------ DATASET CONTENT ------
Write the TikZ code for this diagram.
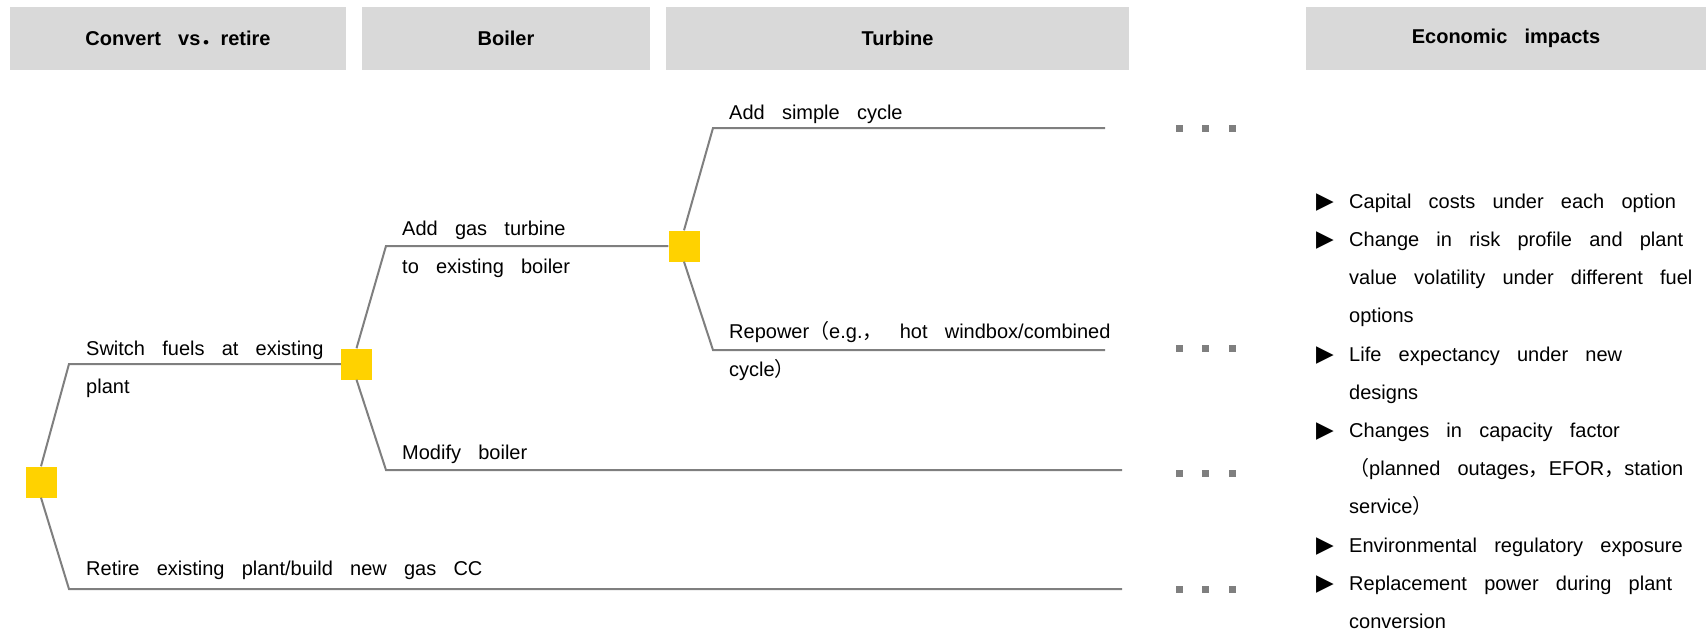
\documentclass[tikz,border=0pt]{standalone}
\usepackage{fontspec}
\setmainfont{Liberation Sans}[WordSpace=3.1]
\newfontfamily\symfont{DejaVu Sans}
\newfontfamily\cjk{Noto Sans CJK SC}
\definecolor{hdrgray}{HTML}{D9D9D9}
\definecolor{linegray}{HTML}{7F7F7F}
\definecolor{gold}{HTML}{FFD200}
\begin{document}
\begin{tikzpicture}[x=1pt,y=-1pt]
\tikzset{
 hdr/.style={fill=hdrgray, minimum height=63, inner sep=0, font=\bfseries\fontsize{20}{24}\selectfont},
 dec/.style={fill=gold, minimum width=31, minimum height=31, inner sep=0},
 br/.style={draw=linegray, line width=2},
 lbl/.style={anchor=base west, inner sep=0, align=left, font=\fontsize{20}{38.2}\selectfont},
 bul/.style={anchor=base west, inner sep=0, font=\symfont\fontsize{23}{24}\selectfont},
 dotsq/.style={fill=linegray, minimum size=7, inner sep=0},
}
\useasboundingbox (0,0) rectangle (1706,633);
% headers
\node[hdr, minimum width=336] (h1) at (178,38.5) {Convert vs{\cjk ．}retire};
\node[hdr, minimum width=288] (h2) at (506,38.5) {Boiler};
\node[hdr, minimum width=463] (h3) at (897.5,38.5) {Turbine};
\node[hdr, minimum width=400] (h4) at (1506,38.5) {Economic impacts};
% decision nodes
\node[dec] (root) at (41,482) {};
\node[dec] (n2) at (356.5,364) {};
\node[dec] (n3) at (684,246) {};
% corners and ends
\coordinate (c1) at (69,364);
\coordinate (c2) at (69,589);
\coordinate (e2) at (1122,589);
\coordinate (c3) at (386,246);
\coordinate (c4) at (386,470);
\coordinate (e4) at (1122,470);
\coordinate (c5) at (713,128);
\coordinate (e5) at (1105,128);
\coordinate (c6) at (713,350);
\coordinate (e6) at (1105,350);
% branches
\draw[br] (root.north) -- (c1) -- (n2.west);
\draw[br] (root.south) -- (c2) -- (e2);
\draw[br] (n2.north) -- (c3) -- (n3.west);
\draw[br] (n2.south) -- (c4) -- (e4);
\draw[br] (n3.north) -- (c5) -- (e5);
\draw[br] (n3.south) -- (c6) -- (e6);
% continuation dots
\foreach \y [count=\k] in {128,348,473,589}{
  \node[dotsq] (d\k a) at (1179,\y) {};
  \node[dotsq] (d\k b) at (1205,\y) {};
  \node[dotsq] (d\k c) at (1232,\y) {};
}
% branch labels (anchor = baseline of the last line)
\node[lbl] (t1) at (86,393.2) {Switch fuels at existing\\plant};
\node[lbl] (t2) at (86,575) {Retire existing plant/build new gas CC};
\node[lbl] (t3) at (402,273.2) {Add gas turbine\\to existing boiler};
\node[lbl] (t4) at (402,459) {Modify boiler};
\node[lbl] (t5) at (729,119) {Add simple cycle};
\node[lbl] (t6) at (729,376.2) {Repower{\cjk （}e.g.{\cjk ，} hot windbox/combined\\cycle{\cjk ）}};
% economic impacts
\node[bul] (b1) at (1316,208) {▶};
\node[lbl] (i1) at (1349,208) {Capital costs under each option};
\node[bul] (b2) at (1316,246.2) {▶};
\node[lbl] (i2) at (1349,322.6) {Change in risk profile and plant\\value volatility under different fuel\\options};
\node[bul] (b3) at (1316,361) {▶};
\node[lbl] (i3) at (1349,399.2) {Life expectancy under new\\designs};
\node[bul] (b4) at (1316,437.4) {▶};
\node[lbl] (i4) at (1349,513.8) {Changes in capacity factor\\{\cjk （}planned outages{\cjk ，}EFOR{\cjk ，}station\\service{\cjk ）}};
\node[bul] (b5) at (1316,552) {▶};
\node[lbl] (i5) at (1349,552) {Environmental regulatory exposure};
\node[bul] (b6) at (1316,590.2) {▶};
\node[lbl] (i6) at (1349,628.4) {Replacement power during plant\\conversion};
\end{tikzpicture}
\end{document}
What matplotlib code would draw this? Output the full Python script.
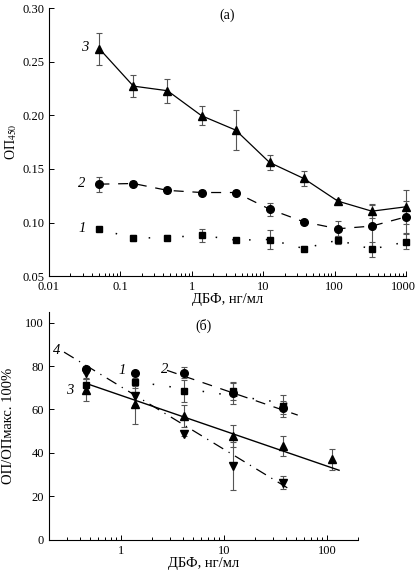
import numpy as np
import matplotlib
matplotlib.use('Agg')
import matplotlib.pyplot as plt
import matplotlib.transforms as mtransforms
from matplotlib.ticker import LogLocator, FixedLocator, FuncFormatter, NullFormatter

plt.rcParams['font.family'] = ['Liberation Serif', 'DejaVu Serif']
plt.rcParams['mathtext.fontset'] = 'stix'
plt.rcParams['font.size'] = 9

# --- панель (а): ОП450 ---
konc_a = [0.0508, 0.152, 0.457, 1.37, 4.12, 12.3, 37, 111, 333, 1000]
op_1 = [0.0938, 0.0855, 0.086, 0.0882, 0.0836, 0.0842, 0.0758, 0.0836, 0.0752, 0.082]
err_1 = [0.002, 0.003, 0.002, 0.006, 0.002, 0.009, 0.002, 0.004, 0.007, 0.007]
op_2 = [0.1358, 0.1364, 0.130, 0.128, 0.128, 0.1125, 0.1007, 0.0942, 0.0967, 0.1053]
err_2 = [0.007, 0.002, 0.002, 0.002, 0.002, 0.006, 0.002, 0.007, 0.021, 0.015]
op_3 = [0.262, 0.2272, 0.2229, 0.1996, 0.1862, 0.156, 0.1411, 0.120, 0.1106, 0.1147]
err_3 = [0.015, 0.010, 0.011, 0.009, 0.019, 0.007, 0.007, 0.002, 0.006, 0.016]

# --- панель (б): ОП/ОПмакс ---
konc_b = [0.457, 1.37, 4.12, 12.3, 37, 111]
proc_1 = [71.2, 72.7, 68.5, 68.4, 61.6]
perr_1 = [3, 2, 5, 4, 5]
proc_2 = [78.4, 77, 77, 67.6, 60.7]
perr_2 = [1.5, 0.5, 2.7, 5, 3]
proc_3 = [68.9, 62.4, 57, 47.8, 43.1, 37]
perr_3 = [5, 9, 5, 5, 4.5, 5]
proc_4 = [76.7, 66, 48.6, 33.9, 26.2]
perr_4 = [2, 4, 1, 11, 3]

# линии регрессии (концы)
fit_x1, fit_y1 = [1.4, 45], [72.7, 62.5]
fit_x2, fit_y2 = [2.8, 52], [78, 57.4]
fit_x3, fit_y3 = [0.457, 131], [72, 32]
fit_x4, fit_y4 = [0.28, 44.7], [86.4, 22.9]

ecol = '#555555'
fig = plt.figure(figsize=(4.17, 5.73), dpi=100)
ax1 = fig.add_axes([0.1175, 0.518, 0.856, 0.468])
ax2 = fig.add_axes([0.1175, 0.058, 0.741, 0.398])


def styl_os(ax):
    ax.spines['top'].set_visible(False)
    ax.spines['right'].set_visible(False)
    ax.tick_params(which='both', direction='in', width=0.7, labelsize=9)
    ax.tick_params(which='major', length=3.5)
    ax.tick_params(which='minor', length=2)
    for s in ('left', 'bottom'):
        ax.spines[s].set_linewidth(0.8)


def err_kw():
    return dict(ecolor=ecol, elinewidth=0.8, capsize=2.5, capthick=0.8, clip_on=False)


# (а)
ax1.errorbar(konc_a, op_1, yerr=err_1, fmt='s', color='black', ms=5, **err_kw())
ax1.plot(konc_a, op_1, color='black', lw=1.1, ls=(0, (1, 10)))
ax1.errorbar(konc_a, op_2, yerr=err_2, fmt='o', color='black', ms=5.5, **err_kw())
ax1.plot(konc_a, op_2, color='black', lw=0.9, ls=(0, (8, 7)))
ax1.errorbar(konc_a, op_3, yerr=err_3, fmt='^', color='black', ms=6, **err_kw())
ax1.plot(konc_a, op_3, color='black', lw=0.9)

ax1.set_xscale('log')
ax1.set_xlim(0.01, 1000)
ax1.set_ylim(0.05, 0.30)
ax1.set_yticks([0.05, 0.10, 0.15, 0.20, 0.25, 0.30])
ax1.yaxis.set_major_formatter(FuncFormatter(lambda v, p: f'{v:.2f}'))
ax1.xaxis.set_major_locator(LogLocator(base=10))
ax1.xaxis.set_minor_locator(LogLocator(base=10, subs=np.arange(2, 10)))
ax1.xaxis.set_major_formatter(FuncFormatter(lambda v, p: f'{v:g}'))
ax1.xaxis.set_minor_formatter(NullFormatter())
styl_os(ax1)
ax1.set_xlabel('ДБФ, нг/мл', fontsize=10.5, labelpad=0)
ax1.set_ylabel('ОП$_{450}$', fontsize=10)
ax1.yaxis.set_label_coords(-0.085, 0.5)
ax1.text(0.5, 1.0, '(а)', transform=ax1.transAxes, ha='center', va='top', fontsize=10)
for t, xx, yy in [('3', 0.032, 0.263), ('2', 0.029, 0.136), ('1', 0.029, 0.094)]:
    ax1.text(xx, yy, t, style='italic', fontsize=10.5, ha='center', va='center')

# подпись 1000 у самого края — чуть сдвинуть влево
fig.canvas.draw()
sdvig = mtransforms.ScaledTranslation(-3 / 100, 0, fig.dpi_scale_trans)
for t in ax1.get_xticklabels():
    if t.get_text() == '1000':
        t.set_transform(t.get_transform() + sdvig)

# (б)
ax2.errorbar(konc_b[:5], proc_1, yerr=perr_1, fmt='s', color='black', ms=5, **err_kw())
ax2.errorbar(konc_b[:5], proc_2, yerr=perr_2, fmt='o', color='black', ms=5.5, **err_kw())
ax2.errorbar(konc_b, proc_3, yerr=perr_3, fmt='^', color='black', ms=6, **err_kw())
ax2.errorbar(konc_b[:5], proc_4, yerr=perr_4, fmt='v', color='black', ms=6, **err_kw())
ax2.plot(fit_x1, fit_y1, color='black', lw=1.1, ls=(0, (1, 10)))
ax2.plot(fit_x2, fit_y2, color='black', lw=0.9, ls=(0, (8, 7)))
ax2.plot(fit_x3, fit_y3, color='black', lw=1.0)
ax2.plot(fit_x4, fit_y4, color='black', lw=0.9, ls=(0, (9, 5, 1, 5)))

ax2.set_xscale('log')
ax2.set_xlim(0.2, 200)
ax2.set_ylim(0, 105)
ax2.set_yticks([0, 20, 40, 60, 80, 100])
ax2.xaxis.set_major_locator(FixedLocator([1, 10, 100]))
ax2.xaxis.set_minor_locator(LogLocator(base=10, subs=np.arange(2, 10)))
ax2.xaxis.set_major_formatter(FuncFormatter(lambda v, p: f'{v:g}'))
ax2.xaxis.set_minor_formatter(NullFormatter())
styl_os(ax2)
ax2.set_xlabel('ДБФ, нг/мл', fontsize=10.5, labelpad=0)
ax2.set_ylabel('ОП/ОПмакс. 100%', fontsize=10.5)
ax2.yaxis.set_label_coords(-0.11, 0.5)
ax2.text(0.5, 0.97, '(б)', transform=ax2.transAxes, ha='center', va='top', fontsize=10)
for t, xx, yy in [('4', 0.235, 87.3), ('1', 1.03, 78), ('2', 2.63, 78.5), ('3', 0.315, 68.9)]:
    ax2.text(xx, yy, t, style='italic', fontsize=10.5, ha='center', va='center')

fig.savefig('out.png', dpi=100)
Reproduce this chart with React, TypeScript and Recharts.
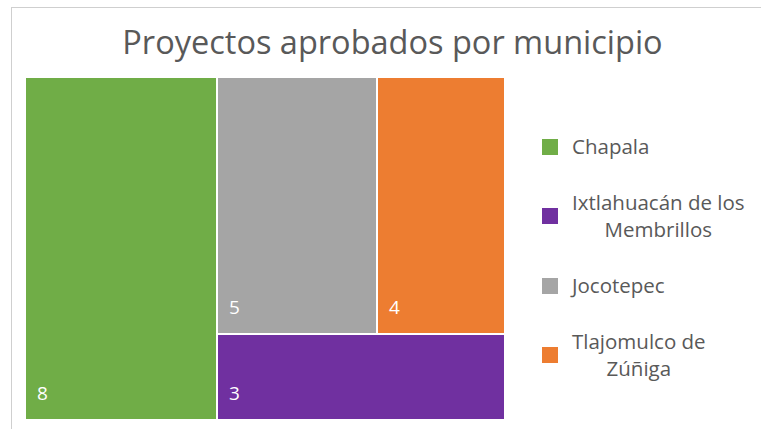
import { Treemap } from "recharts";

const municipios = ["Chapala", "Jocotepec", "Tlajomulco de Zúñiga", "Ixtlahuacán de los Membrillos"];
const proyectos = [8, 5, 4, 3];
const legendOrder = ["Chapala", "Ixtlahuacán de los Membrillos", "Jocotepec", "Tlajomulco de Zúñiga"];

const colors: Record<string, string> = {
  Chapala: "#70ad47",
  Jocotepec: "#a5a5a5",
  "Tlajomulco de Zúñiga": "#ed7d31",
  "Ixtlahuacán de los Membrillos": "#7030a0",
};

const data = municipios.map((name, i) => ({ name, value: proyectos[i] }));

const FONT = "'Open Sans', Lato, sans-serif";

// greedy word wrap, like the legend of the original
function wrap(text: string, max: number): string[] {
  const lines: string[] = [];
  let cur = "";
  for (const w of text.split(" ")) {
    const next = cur ? cur + " " + w : w;
    if (next.length > max && cur) {
      lines.push(cur);
      cur = w;
    } else {
      cur = next;
    }
  }
  if (cur) lines.push(cur);
  return lines;
}

function renderCell(props: any) {
  const { x, y, width, height, depth, name, value } = props;
  if (depth !== 1) return <g />;
  return (
    <g>
      <rect x={x} y={y} width={width} height={height} fill={colors[name]} stroke="#fff" strokeWidth={2} />
      <text x={x + 12} y={y + height - 20} fill="#fff" fontSize={19} fontFamily={FONT}>
        {value}
      </text>
    </g>
  );
}

export default function App(): JSX.Element {
  return (
    <div style={{ position: "absolute", left: 0, top: 0, width: 761, height: 429, background: "#fff", overflow: "hidden", fontFamily: FONT }}>
      <div
        style={{
          position: "absolute",
          left: 11,
          top: 7,
          width: 800,
          height: 500,
          borderLeft: "1px solid #cfcfcf",
          borderTop: "1px solid #cfcfcf",
        }}
      />
      <div
        style={{
          position: "absolute",
          left: 0,
          top: 26,
          width: 785,
          textAlign: "center",
          fontSize: 32.5,
          lineHeight: "32px",
          color: "#595959",
        }}
      >
        Proyectos aprobados por municipio
      </div>
      <div style={{ position: "absolute", left: 25, top: 77 }}>
        <Treemap
          width={480}
          height={343}
          data={data}
          dataKey="value"
          nameKey="name"
          aspectRatio={1.07}
          isAnimationActive={false}
          content={renderCell}
        />
      </div>
      <div
        style={{
          position: "absolute",
          left: 542,
          top: 133,
          display: "flex",
          flexDirection: "column",
          gap: 29,
        }}
      >
        {legendOrder.map((name) => (
          <div key={name} style={{ display: "flex", alignItems: "center" }}>
            <div style={{ width: 16, height: 16, background: colors[name], marginRight: 14, flex: "none" }} />
            <div
              style={{
                textAlign: "center",
                fontSize: 20.5,
                lineHeight: "27px",
                color: "#595959",
                whiteSpace: "nowrap",
              }}
            >
              {wrap(name, 18).map((line) => (
                <div key={line}>{line}</div>
              ))}
            </div>
          </div>
        ))}
      </div>
    </div>
  );
}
------
*SHORT EXERCISE*
In the listing above, find the line with "What matplotlib code" and the line with "plt.rcParams['font.size'] = 9". Copy both of them and every line between, exactly, but not the pictures.

*RESULT OF THIS EXERCISE*
What matplotlib code would draw this? Output the full Python script.
import numpy as np
import matplotlib
matplotlib.use('Agg')
import matplotlib.pyplot as plt
import matplotlib.transforms as mtransforms
from matplotlib.ticker import LogLocator, FixedLocator, FuncFormatter, NullFormatter

plt.rcParams['font.family'] = ['Liberation Serif', 'DejaVu Serif']
plt.rcParams['mathtext.fontset'] = 'stix'
plt.rcParams['font.size'] = 9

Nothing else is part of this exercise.